I had sworn to the gods above and below,
if I made it back alive, I would love the birds
that sing even when no one listens.
—“What is Not Remembered is Not Redeemed”

There are many ways to mend clothes like this
—“Ode to My Refugee Shirt”

3.

My mother loves Saint Anthony,
the patron of lost things
—“The Art of Loving What’s Imperfect”

Memory is a tick
that loves you
because you’re warm.
—“Memory: A Parable”

when we were sure we had survived,
we began to tell stories
to survive.
—“We Told Stories to Survive”

*
A few closing notes.

I read the chapbook at least thirty times.

These passages do not represent “the most important” or “the most significant” in any objective way. I keep returning to the word “survive” because it’s one of Audre Lorde’s keywords, and I think until we achieve freedom, we continue to survive. Memory is a diaspora word that joins Kenya and Afro-diaspora, spaces in which memory is threatened and denied and erased. I have trained myself to look for these words and ideas in everything I read. They tether me, they direct me.

Inevitably, this training means I’ll miss certain elements. For instance, Eze’s book meditates on the Biafra war and its afterlives, how it is remembered through images (photographs) and by the bodies that lived it (the poet’s body).

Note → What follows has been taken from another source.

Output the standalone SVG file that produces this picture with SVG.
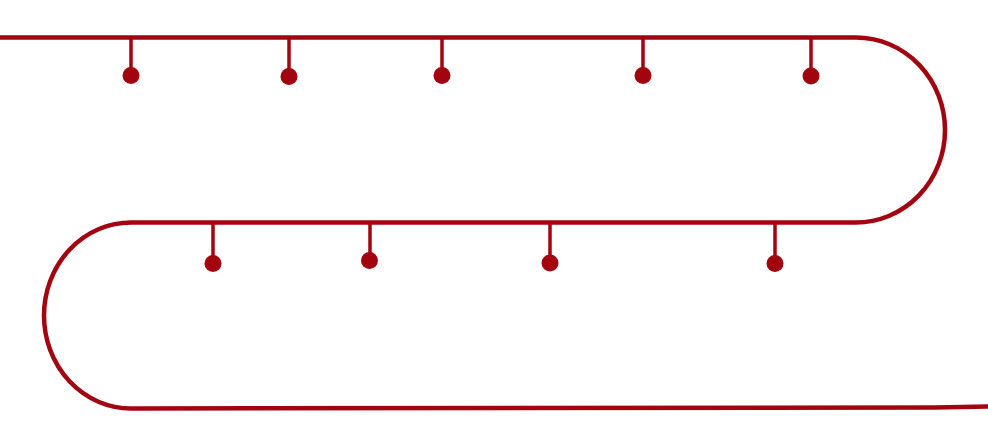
<svg xmlns="http://www.w3.org/2000/svg" width="988" height="437" viewBox="0 0 988 437">
<style>
.line{fill:none;stroke:#A30510;stroke-width:4.5;}
.stem{stroke:#A30510;stroke-width:3.5;}
.dot{fill:#A30510;}
</style>
<rect width="988" height="437" fill="#ffffff"/>
<g id="connectors">
<path class="line" d="M0 37.5 L856 37.5 A89 92.5 0 0 1 856 222.5 L131 222.5 A87 93 0 0 0 131 408.5 L935 407.5 L988 406.5"/>
</g>
<g id="pin1"><line class="stem" x1="131" y1="37" x2="131" y2="75"/><circle class="dot" cx="131" cy="75.5" r="8.5"/></g>
<g id="pin2"><line class="stem" x1="289" y1="37" x2="289" y2="76"/><circle class="dot" cx="289" cy="76.5" r="8.5"/></g>
<g id="pin3"><line class="stem" x1="442" y1="37" x2="442" y2="75"/><circle class="dot" cx="442" cy="75.5" r="8.5"/></g>
<g id="pin4"><line class="stem" x1="643" y1="37" x2="643" y2="75"/><circle class="dot" cx="643" cy="75.5" r="8.5"/></g>
<g id="pin5"><line class="stem" x1="811" y1="37" x2="811" y2="76"/><circle class="dot" cx="811" cy="76" r="8.5"/></g>
<g id="pin6"><line class="stem" x1="213" y1="222" x2="213" y2="263"/><circle class="dot" cx="213" cy="263.5" r="8.5"/></g>
<g id="pin7"><line class="stem" x1="370" y1="222" x2="370" y2="260"/><circle class="dot" cx="369.5" cy="260.5" r="8.5"/></g>
<g id="pin8"><line class="stem" x1="550" y1="222" x2="550" y2="263"/><circle class="dot" cx="550" cy="263" r="8.5"/></g>
<g id="pin9"><line class="stem" x1="775" y1="222" x2="775" y2="263"/><circle class="dot" cx="775" cy="263.5" r="8.5"/></g>
</svg>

The book also meditates on aging. And one section gestures toward how suffering might teach us to extend ourselves to other locations: to miners in South Africa and gays in Uganda, for instance.

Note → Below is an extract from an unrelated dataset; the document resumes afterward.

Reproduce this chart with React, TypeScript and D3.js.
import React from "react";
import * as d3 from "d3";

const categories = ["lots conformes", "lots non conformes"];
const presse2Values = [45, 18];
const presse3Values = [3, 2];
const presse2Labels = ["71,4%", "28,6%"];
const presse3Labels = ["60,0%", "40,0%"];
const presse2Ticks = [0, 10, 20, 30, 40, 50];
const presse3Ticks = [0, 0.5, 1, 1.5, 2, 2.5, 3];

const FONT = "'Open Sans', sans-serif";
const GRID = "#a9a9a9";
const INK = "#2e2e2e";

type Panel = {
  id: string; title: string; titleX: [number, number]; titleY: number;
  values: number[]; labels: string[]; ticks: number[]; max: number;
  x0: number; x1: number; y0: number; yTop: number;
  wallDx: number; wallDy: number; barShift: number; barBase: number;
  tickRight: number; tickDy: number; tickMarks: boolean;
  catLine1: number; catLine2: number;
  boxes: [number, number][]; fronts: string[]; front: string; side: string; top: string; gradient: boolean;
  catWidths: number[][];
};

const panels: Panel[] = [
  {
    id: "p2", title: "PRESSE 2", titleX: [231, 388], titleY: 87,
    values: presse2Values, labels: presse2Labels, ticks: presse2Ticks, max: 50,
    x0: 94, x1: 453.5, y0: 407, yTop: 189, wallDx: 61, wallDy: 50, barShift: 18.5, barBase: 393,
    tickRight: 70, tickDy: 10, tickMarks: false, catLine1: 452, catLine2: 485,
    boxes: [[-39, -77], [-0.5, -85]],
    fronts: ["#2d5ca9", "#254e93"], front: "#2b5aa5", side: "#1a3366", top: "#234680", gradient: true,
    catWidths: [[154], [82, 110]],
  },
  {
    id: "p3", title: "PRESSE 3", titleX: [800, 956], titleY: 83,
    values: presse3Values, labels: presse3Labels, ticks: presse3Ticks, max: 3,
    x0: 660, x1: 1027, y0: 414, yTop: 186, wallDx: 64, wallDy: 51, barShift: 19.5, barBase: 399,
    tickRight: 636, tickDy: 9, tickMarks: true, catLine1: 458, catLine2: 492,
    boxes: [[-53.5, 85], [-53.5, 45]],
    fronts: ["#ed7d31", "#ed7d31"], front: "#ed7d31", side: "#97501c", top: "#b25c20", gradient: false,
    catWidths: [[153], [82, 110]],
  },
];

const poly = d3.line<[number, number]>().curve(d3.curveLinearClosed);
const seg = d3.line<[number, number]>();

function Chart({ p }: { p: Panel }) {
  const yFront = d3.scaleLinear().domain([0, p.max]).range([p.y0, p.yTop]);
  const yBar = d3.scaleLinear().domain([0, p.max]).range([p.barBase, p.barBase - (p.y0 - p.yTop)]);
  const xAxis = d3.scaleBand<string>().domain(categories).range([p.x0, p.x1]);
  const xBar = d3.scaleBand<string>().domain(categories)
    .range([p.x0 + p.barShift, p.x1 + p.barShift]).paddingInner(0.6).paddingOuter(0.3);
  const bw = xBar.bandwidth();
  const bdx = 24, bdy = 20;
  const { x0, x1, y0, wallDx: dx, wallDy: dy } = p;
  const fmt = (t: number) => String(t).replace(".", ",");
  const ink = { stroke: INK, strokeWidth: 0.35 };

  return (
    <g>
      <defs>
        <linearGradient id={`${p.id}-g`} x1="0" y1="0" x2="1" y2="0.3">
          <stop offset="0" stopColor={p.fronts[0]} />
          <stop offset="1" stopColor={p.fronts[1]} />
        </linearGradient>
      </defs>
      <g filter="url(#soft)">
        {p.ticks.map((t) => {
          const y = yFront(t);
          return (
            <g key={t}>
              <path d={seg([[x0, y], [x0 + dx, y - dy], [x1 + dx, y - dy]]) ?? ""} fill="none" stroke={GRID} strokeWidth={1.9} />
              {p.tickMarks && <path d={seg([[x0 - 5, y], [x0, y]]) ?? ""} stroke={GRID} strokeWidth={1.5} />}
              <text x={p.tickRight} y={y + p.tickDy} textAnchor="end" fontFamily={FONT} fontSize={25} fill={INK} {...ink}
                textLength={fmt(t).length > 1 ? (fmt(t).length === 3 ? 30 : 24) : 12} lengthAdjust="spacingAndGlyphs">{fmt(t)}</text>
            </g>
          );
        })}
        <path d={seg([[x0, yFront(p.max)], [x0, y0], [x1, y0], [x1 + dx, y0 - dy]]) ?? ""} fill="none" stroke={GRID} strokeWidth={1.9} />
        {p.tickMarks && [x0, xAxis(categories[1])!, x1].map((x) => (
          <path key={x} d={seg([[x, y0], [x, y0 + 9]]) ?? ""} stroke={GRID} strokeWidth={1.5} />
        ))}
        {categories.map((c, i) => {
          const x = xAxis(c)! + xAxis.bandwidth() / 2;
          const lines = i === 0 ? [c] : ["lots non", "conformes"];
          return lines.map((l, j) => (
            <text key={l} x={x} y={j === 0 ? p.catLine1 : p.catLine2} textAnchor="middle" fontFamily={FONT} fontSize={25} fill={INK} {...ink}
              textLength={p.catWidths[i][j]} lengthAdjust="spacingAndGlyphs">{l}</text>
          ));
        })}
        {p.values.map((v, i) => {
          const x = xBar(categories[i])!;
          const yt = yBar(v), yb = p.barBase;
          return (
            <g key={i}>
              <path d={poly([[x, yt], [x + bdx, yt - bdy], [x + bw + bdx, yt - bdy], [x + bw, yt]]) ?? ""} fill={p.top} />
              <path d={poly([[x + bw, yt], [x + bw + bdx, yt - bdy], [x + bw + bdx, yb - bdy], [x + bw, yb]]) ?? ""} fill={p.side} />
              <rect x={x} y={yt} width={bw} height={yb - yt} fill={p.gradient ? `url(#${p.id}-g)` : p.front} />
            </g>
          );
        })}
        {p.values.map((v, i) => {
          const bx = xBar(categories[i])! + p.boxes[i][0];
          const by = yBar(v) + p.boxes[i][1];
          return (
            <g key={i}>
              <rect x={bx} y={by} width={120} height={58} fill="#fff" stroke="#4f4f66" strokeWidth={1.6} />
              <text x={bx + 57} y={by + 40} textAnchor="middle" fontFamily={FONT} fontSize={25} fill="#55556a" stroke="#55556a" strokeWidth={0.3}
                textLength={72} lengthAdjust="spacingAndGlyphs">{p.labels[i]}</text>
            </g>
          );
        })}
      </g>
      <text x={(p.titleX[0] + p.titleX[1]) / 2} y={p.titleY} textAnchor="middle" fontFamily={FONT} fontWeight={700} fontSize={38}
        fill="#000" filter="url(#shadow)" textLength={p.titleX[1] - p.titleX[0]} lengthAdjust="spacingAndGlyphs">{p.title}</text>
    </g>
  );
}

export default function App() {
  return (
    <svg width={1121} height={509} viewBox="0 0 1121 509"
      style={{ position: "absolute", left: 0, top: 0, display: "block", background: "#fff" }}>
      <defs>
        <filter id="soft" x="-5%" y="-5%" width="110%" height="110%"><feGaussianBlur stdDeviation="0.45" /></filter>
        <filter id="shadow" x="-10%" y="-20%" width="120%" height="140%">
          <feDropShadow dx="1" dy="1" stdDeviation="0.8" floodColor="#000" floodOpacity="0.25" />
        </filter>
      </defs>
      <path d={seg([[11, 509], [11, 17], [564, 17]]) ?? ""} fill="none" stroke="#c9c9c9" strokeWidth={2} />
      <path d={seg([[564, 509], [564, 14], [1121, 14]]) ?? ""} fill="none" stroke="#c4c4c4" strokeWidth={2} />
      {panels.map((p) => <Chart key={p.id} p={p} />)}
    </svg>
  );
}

Because poetry is considered so small, so irrelevant, it’s tempting for poetry critics to look for the BIG themes in poems to demonstrate that poetry matters. I continue to learn from critics who take on this labor. However, because ALL African literary criticism is assumed to matter the more it focuses on the BIG SOCIOPOLITICOECONOMICDISASTERTHATISAFRICA, I am inclined to turn to quieter moments—spaces for the intimate, the friendly, the quiet, the loving, the depressed, the depressing, grief, and melancholy.

I'm drawn to the register that is not the shout, and never the headline.

I linger at the quotidian to insist that the African imagination considers livability and shareability.